大深度地下とは、「大深度地下の公共的使用に関する特別措置法」第2条によると以下の(1)または(2)のうち深いほうの深さの地下である。(1)建築物の地下及びその建設の用に通常供されること がない地下の深さ(40メートル以深)、(2)通常の建築物の基礎を設置するための利用が行われない深さ(支持地盤上面から10メートル以深)。
大都市の道路の地下にはすでに鉄道、電気、ガス、電気通信、上下水道等のトンネルや管路が埋設されており、新たに建設される地下鉄等はそれらを避けるように建設せざるを得なくなり、年々その深度が深くなっている。早い者勝ち、虫食い的な利用が行われないようにすることが必要となる。このため、公共の利益となる事業による大深度地下の使用に関し、当該事業の円滑な遂行と大深度地下の適正かつ合理的な利用を図ることを目的として、2000年に同法が制定された。

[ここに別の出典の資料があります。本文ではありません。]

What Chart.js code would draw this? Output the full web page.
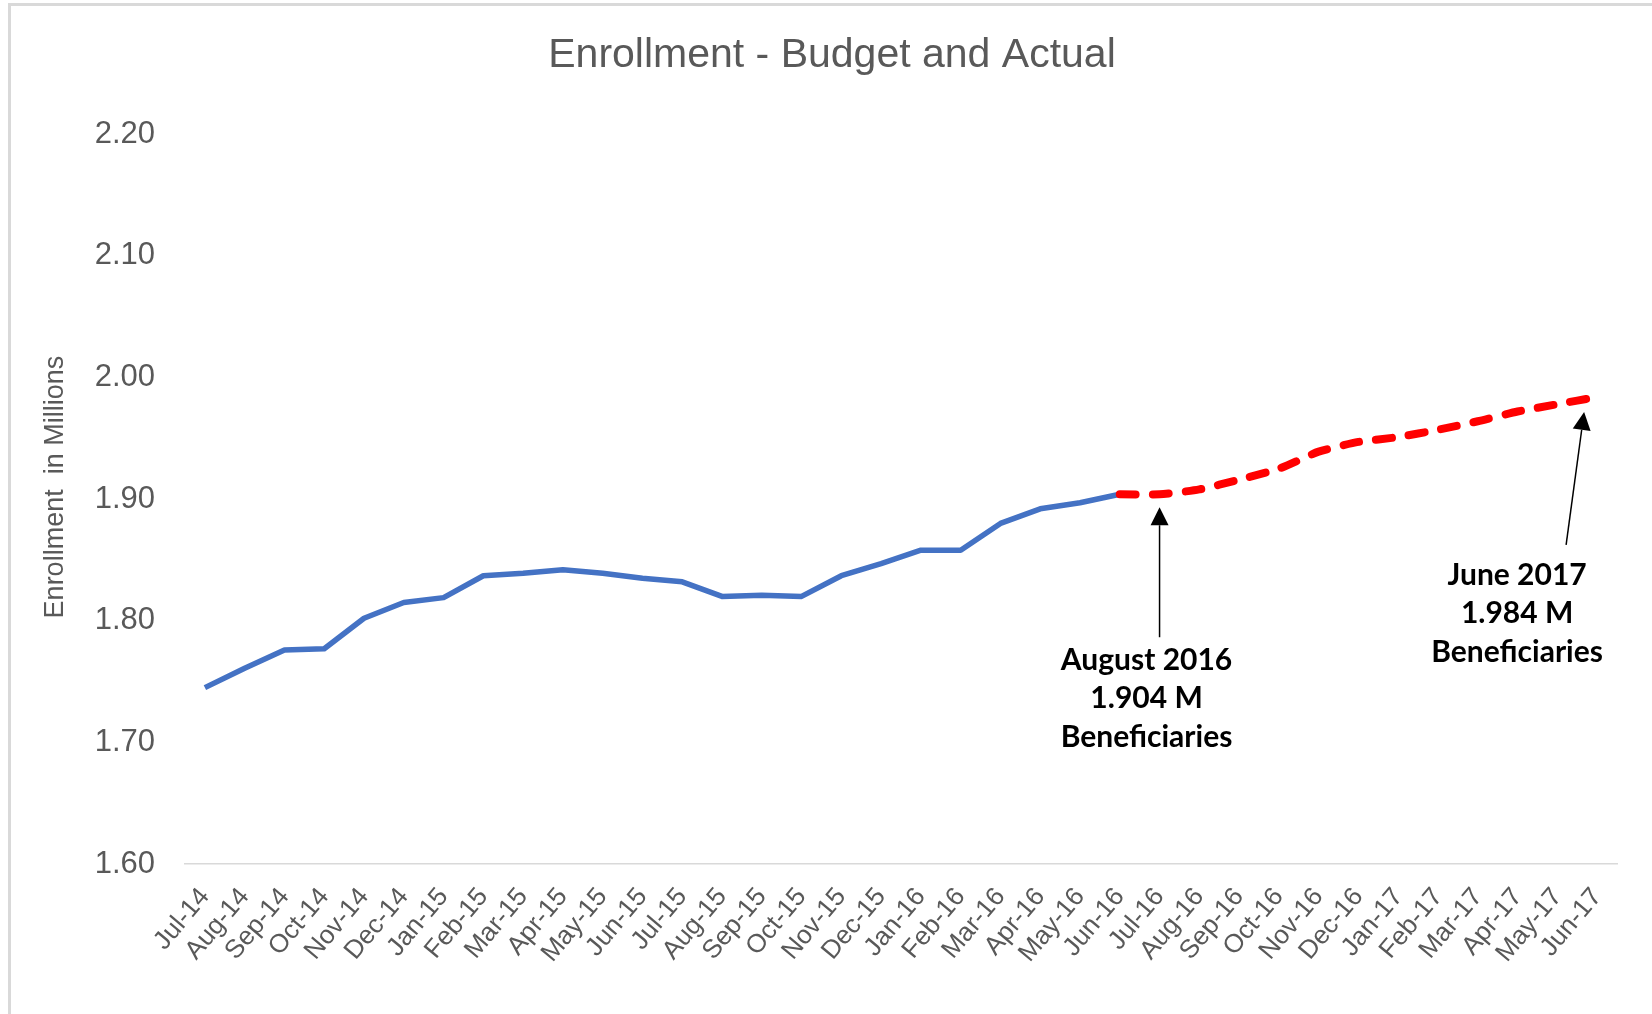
<!DOCTYPE html>
<html lang="en">
<head>
<meta charset="utf-8">
<title>Enrollment - Budget and Actual</title>
<script src="https://cdn.jsdelivr.net/npm/chart.js@4.4.1/dist/chart.umd.min.js"></script>
<style>
  html, body { margin: 0; padding: 0; background: #ffffff; overflow: hidden; }
  .marco { position: absolute; left: 8px; top: 3px; width: 1700px; height: 1100px; border: 3px solid #d9d9d9; }
  #enrollmentChart { position: absolute; left: 0; top: 0; }
</style>
</head>
<body>
<div class="marco"></div>
<canvas id="enrollmentChart" width="1652" height="1014"></canvas>
<script>
// Meses del eje X (año fiscal jul-14 a jun-17)
const months = [
  'Jul-14', 'Aug-14', 'Sep-14', 'Oct-14', 'Nov-14', 'Dec-14',
  'Jan-15', 'Feb-15', 'Mar-15', 'Apr-15', 'May-15', 'Jun-15',
  'Jul-15', 'Aug-15', 'Sep-15', 'Oct-15', 'Nov-15', 'Dec-15',
  'Jan-16', 'Feb-16', 'Mar-16', 'Apr-16', 'May-16', 'Jun-16',
  'Jul-16', 'Aug-16', 'Sep-16', 'Oct-16', 'Nov-16', 'Dec-16',
  'Jan-17', 'Feb-17', 'Mar-17', 'Apr-17', 'May-17', 'Jun-17'
];

// Inscripción real (millones), Jul-14 .. Jun-16
const actualValues = [
  1.745, 1.761, 1.776, 1.777, 1.802, 1.815,
  1.819, 1.837, 1.839, 1.842, 1.839, 1.835,
  1.832, 1.820, 1.821, 1.820, 1.837, 1.847,
  1.858, 1.858, 1.880, 1.892, 1.897, 1.904
];

// Presupuesto (millones), Jun-16 .. Jun-17
const budgetValues = [
  1.904, 1.904, 1.908, 1.916, 1.925, 1.939, 1.947,
  1.951, 1.957, 1.964, 1.972, 1.978, 1.984
];

// Valores del eje Y
const yMin = 1.6;
const yMax = 2.2;
const yStep = 0.1;

// Notas con flecha: mes señalado y texto
const notes = [
  { month: 'Jul-16', lines: ['August 2016', '1.904 M', 'Beneficiaries'] },
  { month: 'Jun-17', lines: ['June 2017', '1.984 M', 'Beneficiaries'] }
];

const yTitle = 'Enrollment  in Millions';

// Series completas alineadas con los meses
const actualSeries = months.map((m, i) => i < actualValues.length ? actualValues[i] : null);
const budgetStart = months.length - budgetValues.length;
const budgetSeries = months.map((m, i) => i >= budgetStart ? budgetValues[i - budgetStart] : null);

// Desplazamientos de flecha y texto respecto al punto señalado (px)
const notePlacement = [
  { tip: [0, 13], tail: [0, 143], text: [-13, 166] },
  { tip: [-13, 15], tail: [-31, 148], text: [-80, 178] }
];

const textColor = '#595959';
const fontFamily = '"Liberation Sans", Arial, sans-serif';

// Título vertical del eje Y (algo por encima del centro del área)
const yAxisTitle = {
  id: 'yAxisTitle',
  afterDraw(chart) {
    const { ctx, chartArea } = chart;
    ctx.save();
    ctx.translate(56, (chartArea.top + chartArea.bottom) / 2 - 12);
    ctx.rotate(-Math.PI / 2);
    ctx.font = '27px ' + fontFamily;
    ctx.fillStyle = textColor;
    ctx.textAlign = 'center';
    ctx.textBaseline = 'middle';
    ctx.fillText(yTitle, 0, 0);
    ctx.restore();
  }
};

// Plugin para dibujar las flechas y las notas
const arrowNotes = {
  id: 'arrowNotes',
  afterDatasetsDraw(chart) {
    const { ctx, scales: { x, y } } = chart;
    notes.forEach((note, i) => {
      const place = notePlacement[i];
      const idx = months.indexOf(note.month);
      const px = x.getPixelForValue(idx);
      const py = y.getPixelForValue(budgetSeries[idx]);

      const tipX = px + place.tip[0], tipY = py + place.tip[1];
      const tailX = px + place.tail[0], tailY = py + place.tail[1];
      const ang = Math.atan2(tipY - tailY, tipX - tailX);
      const headLen = 18, headW = 9;
      const baseX = tipX - headLen * Math.cos(ang);
      const baseY = tipY - headLen * Math.sin(ang);

      ctx.save();
      ctx.strokeStyle = '#000000';
      ctx.fillStyle = '#000000';
      ctx.lineWidth = 1.5;
      ctx.beginPath();
      ctx.moveTo(tailX, tailY);
      ctx.lineTo(baseX, baseY);
      ctx.stroke();

      ctx.beginPath();
      ctx.moveTo(tipX, tipY);
      ctx.lineTo(baseX + headW * Math.sin(ang), baseY - headW * Math.cos(ang));
      ctx.lineTo(baseX - headW * Math.sin(ang), baseY + headW * Math.cos(ang));
      ctx.closePath();
      ctx.fill();

      ctx.font = 'bold 30px Lato, "Open Sans", sans-serif';
      ctx.textAlign = 'center';
      ctx.textBaseline = 'middle';
      note.lines.forEach((line, k) => {
        ctx.fillText(line, px + place.text[0], py + place.text[1] + k * 38.5);
      });
      ctx.restore();
    });
  }
};

function initializeChart() {
  try {
    const canvas = document.getElementById('enrollmentChart');
    if (!canvas) {
      console.error('No se encontró el canvas');
      return null;
    }
    const ctx = canvas.getContext('2d');

    Chart.defaults.font.family = fontFamily;
    Chart.defaults.color = textColor;

    const chart = new Chart(ctx, {
      type: 'line',
      data: {
        labels: months,
        datasets: [
          {
            label: 'Budget',
            data: budgetSeries,
            borderColor: '#ff0000',
            borderWidth: 8,
            borderDash: [16, 17],
            borderCapStyle: 'round',
            tension: 0.2,
            pointRadius: 0,
            fill: false,
            spanGaps: false
          },
          {
            label: 'Actual',
            data: actualSeries,
            borderColor: '#4472c4',
            borderWidth: 5.5,
            borderJoinStyle: 'round',
            tension: 0,
            pointRadius: 0,
            fill: false,
            spanGaps: false
          }
        ]
      },
      options: {
        responsive: false,
        animation: false,
        devicePixelRatio: 1,
        layout: {
          padding: { left: 12, right: 0, top: 0, bottom: 0 }
        },
        plugins: {
          legend: { display: false },
          tooltip: { enabled: false },
          title: {
            display: true,
            text: 'Enrollment - Budget and Actual',
            color: textColor,
            font: { size: 41, weight: 'normal', lineHeight: 1.2 },
            padding: { top: 31, bottom: 54 }
          }
        },
        scales: {
          x: {
            offset: true,
            grid: { display: false, drawTicks: false },
            border: { display: true, color: '#d9d9d9', width: 1.5 },
            ticks: {
              autoSkip: false,
              minRotation: 50,
              maxRotation: 50,
              padding: 18,
              color: textColor,
              font: { size: 26 }
            },
            afterFit: function(scale) {
              scale.height = 150;
            }
          },
          y: {
            min: yMin,
            max: yMax,
            grid: { display: false, drawTicks: false },
            border: { display: false },
            ticks: {
              stepSize: yStep,
              padding: 30,
              color: textColor,
              font: { size: 31 },
              callback: function(value) {
                return Number(value).toFixed(2);
              }
            },
            afterFit: function(scale) {
              scale.width = 173;
            }
          },
          // Eje derecho vacío, solo reserva el margen
          yRight: {
            position: 'right',
            grid: { display: false },
            border: { display: false },
            ticks: { display: false },
            afterFit: function(scale) {
              scale.width = 35;
            }
          }
        }
      },
      plugins: [arrowNotes, yAxisTitle]
    });

    return chart;
  } catch (error) {
    console.error('Error al inicializar el gráfico:', error);
    return null;
  }
}

initializeChart();
</script>
</body>
</html>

大深度地下は通常使用されない空間であるので、公共の利益になる事業の使用権を設定する場合に通常であれば補償すべき損失は発生しない。そのため、法律に基づいて事前に補償を行うことなく、大深度地下の使用の認可の手続きを経て使用権を設定することができる。ただし、井戸等がある場合など例外的に補償が必要なことがある。